Monday, March 14, 2011

Paranoia...

When will I get excited?

I mean, I'm happy, but still so scared.  So many things can go wrong and just as I start to feel excited for this Turkey I'm cookin'... something snaps and I worry about the "what ifs".

My acupuncturist told me that the most important thing is to stay calm... I'm trying!  It's just so hard not to think of the fact that something could go wrong.  I have to let it be.  Its not in my hands.

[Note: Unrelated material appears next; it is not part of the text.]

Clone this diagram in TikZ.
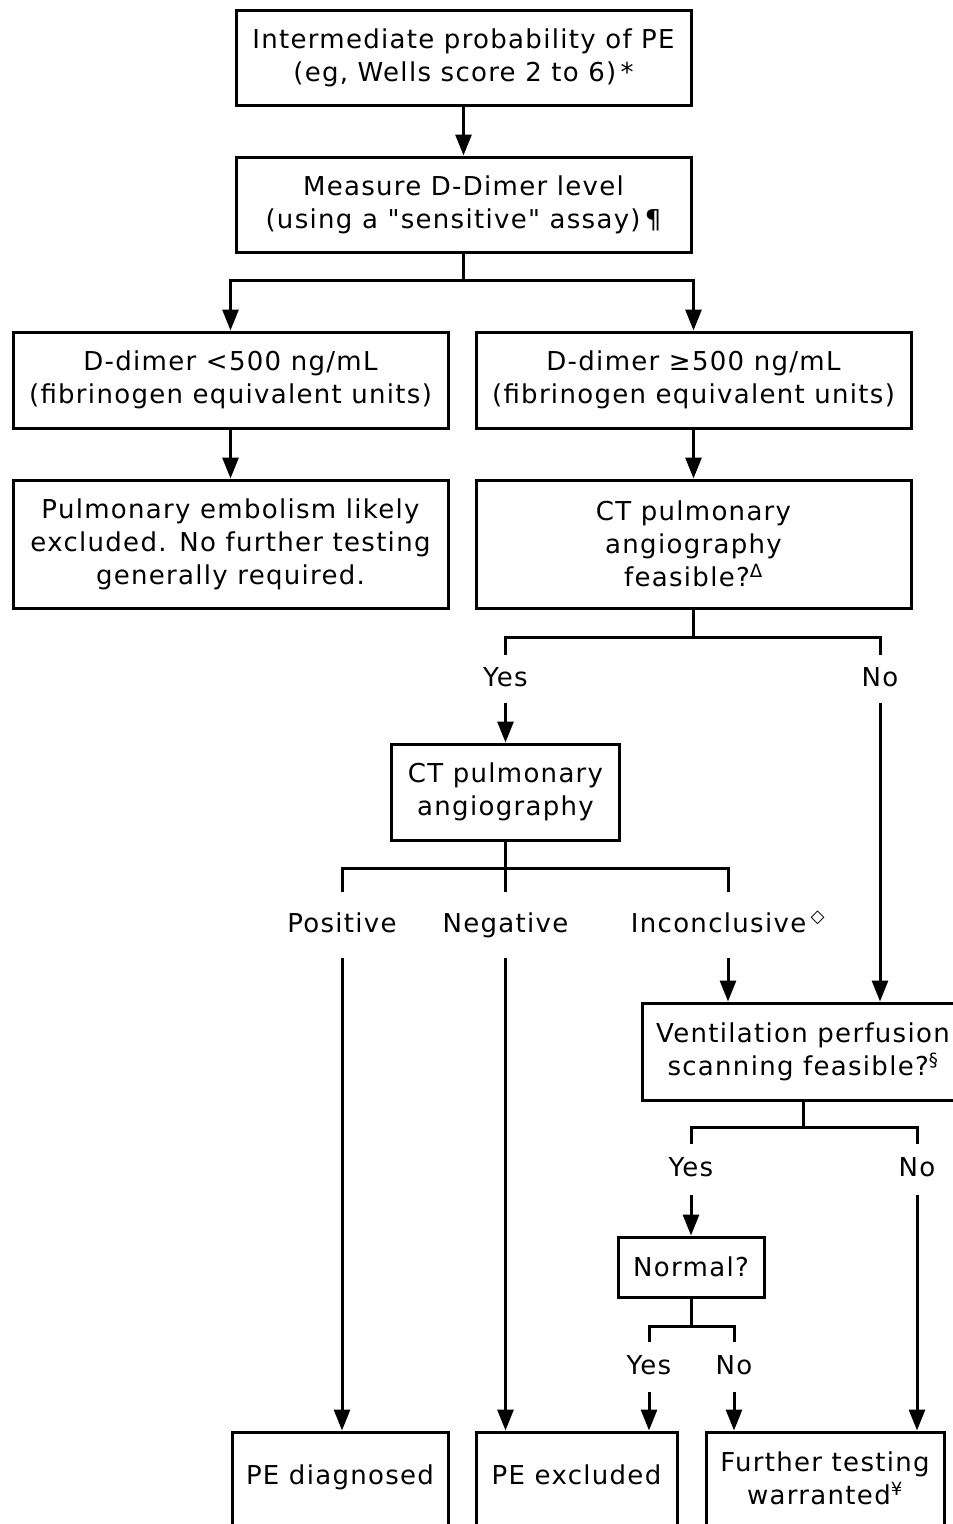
\documentclass[tikz,border=0pt]{standalone}
\usepackage{fontspec}
\setmainfont{DejaVu Sans}[LetterSpace=5, Ligatures=TeXOff]
\usetikzlibrary{arrows.meta}
\newcommand\diagfont{\fontsize{26}{33}\selectfont}
\begin{document}
\begin{tikzpicture}[x=1pt,y=-1pt,
  box/.style={draw, line width=3pt, align=center, inner sep=0pt, font=\diagfont},
  lab/.style={align=center, inner sep=0pt, font=\diagfont, text height=19pt, text depth=5pt},
  arr/.style={line width=3pt, -{Triangle[length=21pt,width=16pt]}},
  ln/.style={line width=3pt}]
\useasboundingbox (0,0) rectangle (953,1524);
\clip (0,0) rectangle (953,1524);
% boxes
\node[box, minimum width=455pt, minimum height=95pt] (top) at (463.5,57.5) {Intermediate probability of PE\\(eg, Wells score 2 to 6)\,*};
\node[box, minimum width=455pt, minimum height=95pt] (meas) at (463.5,204.5) {Measure D-Dimer level\\(using a "sensitive" assay)\,¶};
\node[box, minimum width=435pt, minimum height=96pt] (dlow) at (230.5,380) {D-dimer <500 ng/mL\\(fibrinogen equivalent units)};
\node[box, minimum width=435pt, minimum height=96pt] (dhigh) at (693.5,380) {D-dimer ≥500 ng/mL\\(fibrinogen equivalent units)};
\node[box, minimum width=435pt, minimum height=128pt] (excl) at (230.5,544) {Pulmonary embolism likely\\excluded. No further testing\\generally required.};
\node[box, minimum width=435pt, minimum height=128pt] (ctf) at (693.5,544) {CT pulmonary\\angiography\\feasible?\textsuperscript{Δ}};
\node[lab, minimum height=48pt] (y1) at (505.5,679) {Yes};
\node[lab, minimum height=48pt] (n1) at (880,679) {No};
\node[box, minimum width=228pt, minimum height=96pt] (cta) at (505.5,792) {CT pulmonary\\angiography};
\node[lab, minimum height=66pt] (pos) at (342,925) {Positive};
\node[lab, minimum height=66pt] (neg) at (505.5,925) {Negative};
\node[lab, minimum height=66pt] (inc) at (728,925) {Inconclusive\,\textsuperscript{◇}};
\node[box, minimum width=322pt, minimum height=97pt] (vq) at (803,1051.5) {Ventilation perfusion\\scanning feasible?\textsuperscript{§}};
\node[lab, minimum height=51pt] (y2) at (691,1169.5) {Yes};
\node[lab, minimum height=51pt] (n2) at (917,1169.5) {No};
\node[box, minimum width=146pt, minimum height=60pt] (norm) at (691,1267) {Normal?};
\node[lab, minimum height=50pt] (y3) at (649,1367) {Yes};
\node[lab, minimum height=50pt] (n3) at (734,1367) {No};
\node[box, minimum width=216pt, minimum height=98pt, text height=19pt, text depth=12pt] (diag) at (340,1481) {PE diagnosed};
\node[box, minimum width=201pt, minimum height=98pt, text height=19pt, text depth=12pt] (pex) at (576.5,1481) {PE excluded};
\node[box, minimum width=238pt, minimum height=98pt, text depth=6pt] (fur) at (825,1481) {Further testing\\warranted\textsuperscript{¥}};
% connectors
\draw[arr] (top) -- (meas);
\coordinate (j1) at (463.5,280);
\draw[ln] (meas.south) -- (j1);
\draw[arr] (j1) -| (dlow.north);
\draw[arr] (j1) -| (dhigh.north);
\draw[arr] (dlow) -- (excl);
\draw[arr] (dhigh) -- (ctf);
\coordinate (j2) at (693.5,637);
\draw[ln] (ctf.south) -- (j2);
\draw[ln] (j2) -| (y1.north);
\draw[ln] (j2) -| (n1.north);
\draw[arr] (y1.south) -- (y1.south |- cta.north);
\draw[arr] (n1.south) -- (n1.south |- vq.north);
\coordinate (j3) at (505.5,868);
\draw[ln] (cta.south) -- (j3);
\draw[ln] (j3) -| (pos.north);
\draw[ln] (j3) -| (neg.north);
\draw[ln] (j3) -| (inc.north);
\draw[arr] (pos.south) -- (pos.south |- diag.north);
\draw[arr] (neg.south) -- (neg.south |- pex.north);
\draw[arr] (inc.south) -- (inc.south |- vq.north);
\coordinate (j4) at (803,1127);
\draw[ln] (vq.south) -- (j4);
\draw[ln] (j4) -| (y2.north);
\draw[ln] (j4) -| (n2.north);
\draw[arr] (y2.south) -- (norm.north);
\draw[arr] (n2.south) -- (n2.south |- fur.north);
\coordinate (j5) at (691,1326);
\draw[ln] (norm.south) -- (j5);
\draw[ln] (j5) -| (y3.north);
\draw[ln] (j5) -| (n3.north);
\draw[arr] (y3.south) -- (y3.south |- pex.north);
\draw[arr] (n3.south) -- (n3.south |- fur.north);
\end{tikzpicture}
\end{document}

I'm also now in the "scared shitless" stage:
  • OMG... have you seen the size of our heads??  I keep looking at my head, then Peter's, then back to mine.  Our baby is going to be top heavy!! =)
  • How am I going to make it as a mom?  I have to be responsible and make decisions for someone so helpless... I can't make desicions for myself!
  • Why am I so nervous to tell people?  I guess its because I hate bringing attention to myself.  Would it be bad to send out a mass text to the family??  I mean, that's what I did when we got engaged. =)
  • Am I going to be a screaming Banshee during delivery??
  • Who's going to take care of our dog while we're in the hospital? (I know... it's silly, but our dog is like our first born and he's never been apart from at least one of us)
I just need to relax.

Thursday, March 10, 2011

There's a turkey in the oven...

So... where do I begin??

Yesterday at work I was nauseous for a good part of the day... not to mention exhausted.  So for shits and giggles I took a test when I got home.  At 10dpo, I wasn't expecting what I saw... it was light, but there was a definite second pink line.  When Peter asked me what I was doing as I stood in shock in the bathroom, I stormed into the kitchen and shoved the test strip in his face and asked "do you see this?"  That is so not how I had it played out in my head, but alas, we're not your normal romantic couple.

As he was telling me not to tell my "girls" (from Baby Center), I was texting one of them.  As soon as she saw the picture, she called me back.  She confirmed what I thought.... BFP!!!

At her request I took another before bed and this time it was clear as day.  I texted her the picture with the quote... "I'm going to bed knocked up!"

This morning at 4:30, my eyes popped open (an hour and 1/2 early) and I layed there for about 15 minutes contemplating going back to sleep or just getting the digital over with.  Needless to say I've been up since 4:30 this morning and I keep staring at the beautiful word that showed up quickly... Pregnant!

We're not telling anyone until after the ultrasound.  We don't want a repeat of what happened 17 months ago.

Peter was scared shitless last night, but I think he's finally coming around.  Me, I'm cautiously over the moon.  Now I know why something was telling us to cancel that appointment. =)



Lilypie Maternity tickers

Wednesday, March 9, 2011

Could it be...

Could our wolfpack be growing to three??